Kolbe & Fanning Numismatic Booksellers are proud to announce the publication of a new landmark work by Richard Margolis – Benjamin Franklin in Terra Cotta: Portrait Medallions by Jean-Baptiste Nini at the Chateau of Chaumont.
Decades in the making, this long-awaited work is finally available. Deemed “brilliant” by John W. Adams, the book has been very favorably received by experts in the field.
“Benjamin Franklin in Terra Cotta … is an incredibly thorough piece of scholarship, including a detailed catalogue of all of the known varieties of these generally 4-inch to 7-inch diameter plaques that are often collected alongside early American medals … Benjamin Franklin in Terra Cotta fills an important void in the numismatic literature surrounding Nini’s Franklin plaques and related items.”
— John Sallay, President, Medal Collectors of America
“There is much to commend in this book by Richard Margolis, focusing on Nini’s 1777-1779 terra cotta portraits of Benjamin Franklin and the moulds used to create them. The result of over 40 years of painstaking research by the author, the volume is essentially a catalogue raisonné of the artist’s most popular series of bas-relief portraits. The author states in his foreword that ‘some nuggets of relevant information may have eluded’ him, but there can’t be many!”
— Anne Bentley, Curator of Art, Massachusetts Historical Society
“Benjamin Franklin in Terra Cotta advances the iconographic scholarship on the portrait medallions and moulds created by Jean-Baptiste Nini, Jean Martin Renaud, and Claude Michel (Clodion). Scholars, art historians, curators and collectors will greatly benefit by acquiring Mr. Margolis’s thorough and amply illustrated volume. Kudos to Kolbe & Fanning for producing a beautifully printed reference work that Franklin would certainly have found useful.”

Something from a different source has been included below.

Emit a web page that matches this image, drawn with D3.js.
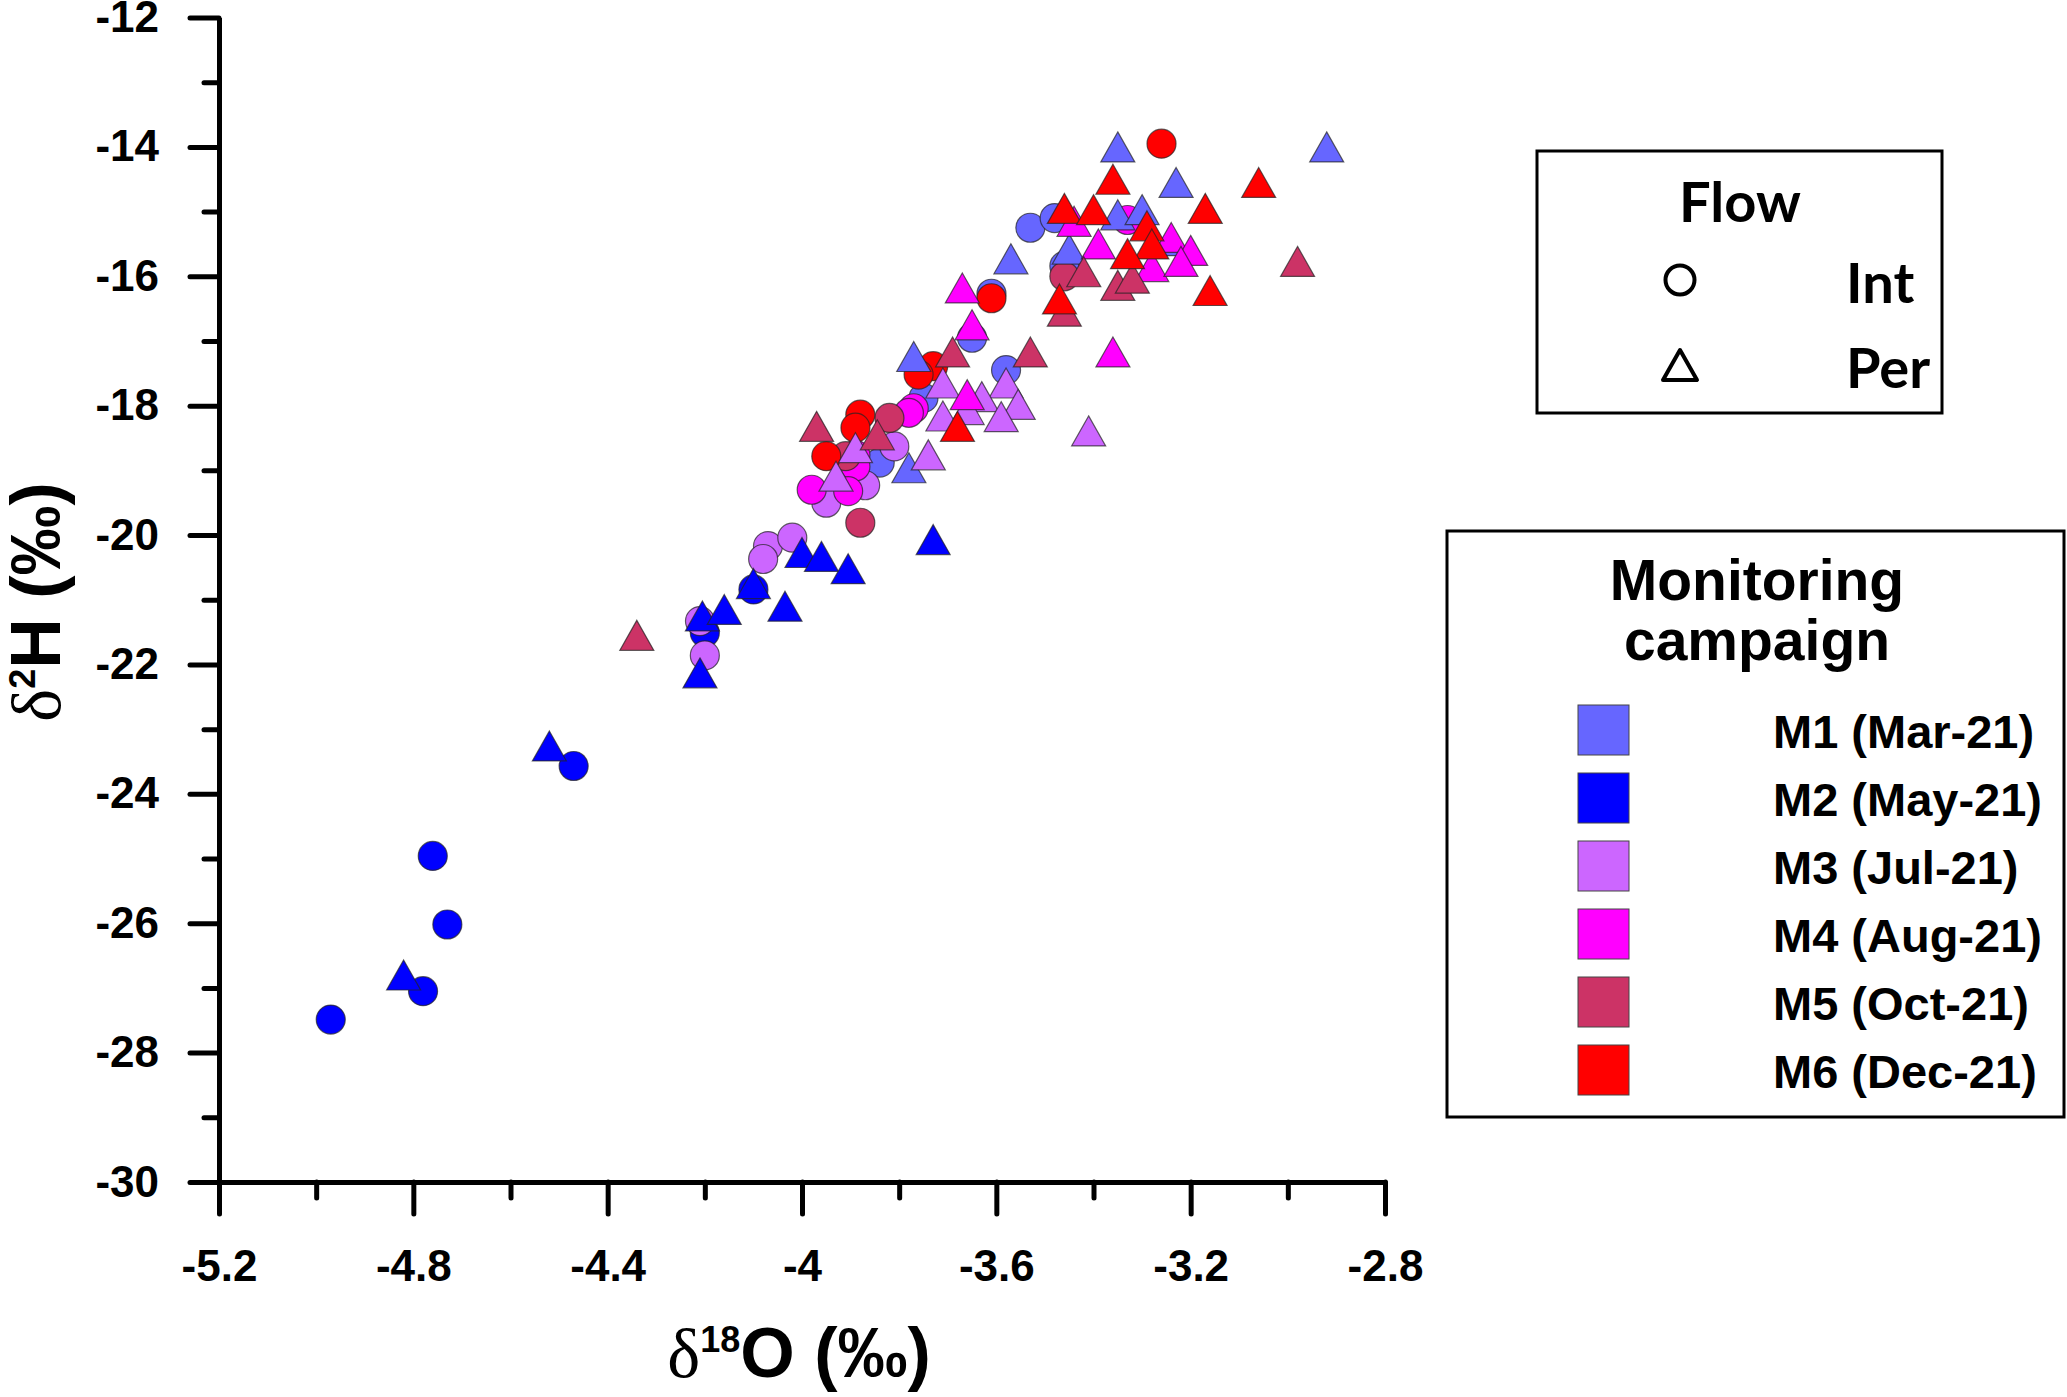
<!DOCTYPE html>
<html>
<head>
<meta charset="utf-8">
<script src="https://cdn.jsdelivr.net/npm/d3@7"></script>
<style>
  body { margin: 0; background: #fff; }
  svg { display: block; }
</style>
</head>
<body>
<div id="chart"></div>
<script>
// campaigns and their colours
var campaigns = ["M1 (Mar-21)", "M2 (May-21)", "M3 (Jul-21)", "M4 (Aug-21)", "M5 (Oct-21)", "M6 (Dec-21)"];
var colors = ["#6666ff", "#0000ff", "#cc66ff", "#ff00ff", "#cc3366", "#ff0000"];
var flows = ["Int", "Per"];

// [d18O, d2H] pairs
var m1Int = [[-3.53,-15.25],[-3.48,-15.1],[-3.46,-15.84],[-3.61,-16.27],[-3.65,-16.95],[-3.58,-17.45],[-3.75,-17.88],[-3.84,-18.88]];
var m1Per = [[-3.35,-14.0],[-2.92,-14.0],[-3.23,-14.55],[-3.35,-15.05],[-3.30,-14.97],[-3.24,-15.45],[-3.45,-15.58],[-3.57,-15.73],[-3.77,-17.24],[-3.78,-18.96]];
var m2Int = [[-4.97,-27.49],[-4.78,-27.05],[-4.76,-24.96],[-4.73,-26.02],[-4.47,-23.57],[-4.2,-21.51],[-4.1,-20.84]];
var m2Per = [[-4.82,-26.8],[-4.52,-23.26],[-4.21,-22.13],[-4.205,-21.25],[-4.16,-21.15],[-4.1,-20.75],[-4.035,-21.1],[-4.0,-20.27],[-3.96,-20.33],[-3.905,-20.52],[-3.73,-20.07]];
var m3Int = [[-4.21,-21.33],[-4.2,-21.86],[-4.07,-20.17],[-4.08,-20.37],[-4.02,-20.04],[-3.95,-19.5],[-3.87,-19.23],[-3.81,-18.63]];
var m3Per = [[-3.58,-17.65],[-3.71,-17.65],[-3.63,-17.86],[-3.66,-18.06],[-3.555,-17.98],[-3.59,-18.17],[-3.71,-18.16],[-3.41,-18.39],[-3.89,-18.65],[-3.74,-18.76],[-3.93,-19.09]];
var m4Int = [[-3.33,-15.13],[-3.77,-18.04],[-3.78,-18.11],[-3.89,-18.76],[-3.89,-18.94],[-3.98,-19.3],[-3.905,-19.32]];
var m4Per = [[-3.44,-15.15],[-3.24,-15.4],[-3.20,-15.6],[-3.28,-15.85],[-3.22,-15.77],[-3.39,-15.5],[-3.67,-16.18],[-3.65,-16.75],[-3.36,-17.17],[-3.66,-17.83]];
var m5Int = [[-3.46,-16.0],[-3.82,-18.19],[-3.91,-18.78],[-3.88,-19.81]];
var m5Per = [[-3.42,-15.93],[-3.35,-16.14],[-3.32,-16.03],[-2.98,-15.77],[-3.46,-16.54],[-3.69,-17.17],[-3.53,-17.17],[-3.97,-18.32],[-3.845,-18.45],[-4.34,-21.55]];
var m6Int = [[-3.26,-13.95],[-3.61,-16.34],[-3.73,-17.39],[-3.76,-17.52],[-3.88,-18.14],[-3.89,-18.34],[-3.95,-18.78]];
var m6Per = [[-3.36,-14.5],[-3.06,-14.55],[-3.17,-14.95],[-3.46,-14.95],[-3.40,-14.97],[-3.29,-15.22],[-3.28,-15.5],[-3.33,-15.65],[-3.16,-16.22],[-3.47,-16.35],[-3.68,-18.32]];

var intSeries = [m1Int, m2Int, m3Int, m4Int, m5Int, m6Int];
var perSeries = [m1Per, m2Per, m3Per, m4Per, m5Per, m6Per];

var xTicks = [-5.2, -4.8, -4.4, -4, -3.6, -3.2, -2.8];
var xMinor = [-5.0, -4.6, -4.2, -3.8, -3.4, -3.0];
var yTicks = [-30, -28, -26, -24, -22, -20, -18, -16, -14, -12];
var yMinor = [-29, -27, -25, -23, -21, -19, -17, -15, -13];

var W = 2067, H = 1397;
var svg = d3.select("#chart").append("svg")
    .attr("width", W)
    .attr("height", H);

var x = d3.scaleLinear().domain([-5.2, -2.8]).range([219, 1385]),
    y = d3.scaleLinear().domain([-30, -12]).range([1182, 17.5]);

var sans = "Arial, 'Liberation Sans', sans-serif";
var serif = "'Liberation Serif', 'Times New Roman', serif";

// axes
function styleAxis(g) {
  g.select(".domain").attr("stroke", "#000").attr("stroke-width", 5);
  g.selectAll(".tick line").attr("stroke", "#000").attr("stroke-width", 5).attr("stroke-linecap", "round");
  g.selectAll("text").attr("font-family", sans).attr("font-weight", "bold")
    .attr("font-size", 44).attr("fill", "#000");
}

svg.append("g")
    .attr("transform", "translate(0," + y(-30) + ")")
    .call(d3.axisBottom(x).tickValues(xMinor).tickSize(16).tickSizeOuter(0).tickFormat(""))
    .call(styleAxis);
svg.append("g")
    .attr("transform", "translate(0," + y(-30) + ")")
    .call(d3.axisBottom(x).tickValues(xTicks).tickSize(32).tickSizeOuter(0).tickPadding(36)
      .tickFormat(function(d) { return String(d); }))
    .call(styleAxis);

svg.append("g")
    .attr("transform", "translate(" + x(-5.2) + ",0)")
    .call(d3.axisLeft(y).tickValues(yMinor).tickSize(15).tickSizeOuter(0).tickFormat(""))
    .call(styleAxis);
svg.append("g")
    .attr("transform", "translate(" + x(-5.2) + ",0)")
    .call(d3.axisLeft(y).tickValues(yTicks).tickSize(29).tickSizeOuter(0).tickPadding(31)
      .tickFormat(function(d) { return String(d); }))
    .call(styleAxis);

// axis titles
var xt = svg.append("text")
    .attr("x", 799).attr("y", 1377)
    .attr("text-anchor", "middle")
    .attr("font-family", sans).attr("font-weight", "bold").attr("font-size", 70);
xt.append("tspan").attr("font-family", serif).attr("font-weight", "normal").text("δ");
xt.append("tspan").attr("font-size", 36).attr("dy", -25).text("18");
xt.append("tspan").attr("dy", 25).text("O (‰)");

var yt = svg.append("text")
    .attr("transform", "translate(60,602) rotate(-90)")
    .attr("text-anchor", "middle")
    .attr("font-family", sans).attr("font-weight", "bold").attr("font-size", 70);
yt.append("tspan").attr("font-family", serif).attr("font-weight", "normal").text("δ");
yt.append("tspan").attr("font-size", 36).attr("dy", -25).text("2");
yt.append("tspan").attr("dy", 25).text("H (‰)");

// markers
var triPath = "M0,-15L17,15L-17,15Z";
var plot = svg.append("g");

intSeries.forEach(function(s, i) {
  plot.selectAll(".int" + i)
    .data(s)
    .enter().append("circle")
      .attr("class", "int" + i)
      .attr("cx", function(d) { return x(d[0]); })
      .attr("cy", function(d) { return y(d[1]); })
      .attr("r", 14.5)
      .attr("fill", colors[i])
      .attr("stroke", "#222")
      .attr("stroke-opacity", 0.7)
      .attr("stroke-width", 1.2);
});

perSeries.forEach(function(s, i) {
  plot.selectAll(".per" + i)
    .data(s)
    .enter().append("path")
      .attr("class", "per" + i)
      .attr("d", triPath)
      .attr("transform", function(d) { return "translate(" + x(d[0]) + "," + y(d[1]) + ")"; })
      .attr("fill", colors[i])
      .attr("stroke", "#222")
      .attr("stroke-opacity", 0.7)
      .attr("stroke-width", 1.2);
});

// flow legend
var calib = "Lato, 'Open Sans', sans-serif";
var fl = svg.append("g");
fl.append("rect")
    .attr("x", 1537).attr("y", 151).attr("width", 405).attr("height", 262)
    .attr("fill", "none").attr("stroke", "#000").attr("stroke-width", 3);
fl.append("text")
    .attr("x", 1740).attr("y", 222).attr("text-anchor", "middle")
    .attr("font-family", calib).attr("font-weight", "bold").attr("font-size", 56)
    .text("Flow");
flows.forEach(function(f, i) {
  var cy = 280 + i * 85;
  if (i === 0) {
    fl.append("circle").attr("cx", 1680).attr("cy", cy).attr("r", 14.5)
      .attr("fill", "none").attr("stroke", "#000").attr("stroke-width", 4);
  } else {
    fl.append("path").attr("d", triPath)
      .attr("transform", "translate(1680," + cy + ")")
      .attr("fill", "none").attr("stroke", "#000").attr("stroke-width", 4).attr("stroke-linejoin", "round");
  }
  fl.append("text")
    .attr("x", 1846).attr("y", cy + 23)
    .attr("font-family", calib).attr("font-weight", "bold").attr("font-size", 56)
    .text(f);
});

// campaign legend
var cl = svg.append("g");
cl.append("rect")
    .attr("x", 1447).attr("y", 531).attr("width", 617).attr("height", 586)
    .attr("fill", "none").attr("stroke", "#000").attr("stroke-width", 3);
cl.append("text")
    .attr("x", 1757).attr("y", 600).attr("text-anchor", "middle")
    .attr("font-family", sans).attr("font-weight", "bold").attr("font-size", 57)
    .text("Monitoring");
cl.append("text")
    .attr("x", 1757).attr("y", 660).attr("text-anchor", "middle")
    .attr("font-family", sans).attr("font-weight", "bold").attr("font-size", 57)
    .text("campaign");

var items = cl.selectAll(".item")
    .data(campaigns)
    .enter().append("g")
      .attr("class", "item")
      .attr("transform", function(d, i) { return "translate(0," + (705 + i * 68) + ")"; });
items.append("rect")
    .attr("x", 1578).attr("y", 0).attr("width", 51).attr("height", 50)
    .attr("fill", function(d, i) { return colors[i]; })
    .attr("stroke", "#444").attr("stroke-width", 1);
items.append("text")
    .attr("x", 1773).attr("y", 43)
    .attr("font-family", sans).attr("font-weight", "bold").attr("font-size", 47)
    .text(function(d) { return d; });
</script>
</body>
</html>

— Roy E. Goodman, Emeritus Curator of Printed Materials, American Philosophical Society Library & Past President, The Friends of Benjamin Franklin
Far surpassing a mere listing of varieties, Margolis’s text extensively discusses the ways in which originals can be distinguished from aftercasts and educates the reader regarding the artistic, technical and iconographic context within which these pieces were created. Extensive footnotes provide the reader with avenues to further information without clogging the primary text with minutiae. Intended to be useful to both the novice as well as the expert, the author is careful to show his thought processes, making explicit his methodology and citing his sources throughout. The handsome, large-format volume is finely illustrated throughout in full color and features a signature-sewn binding in high-quality cloth and an enticing pictorial dust jacket.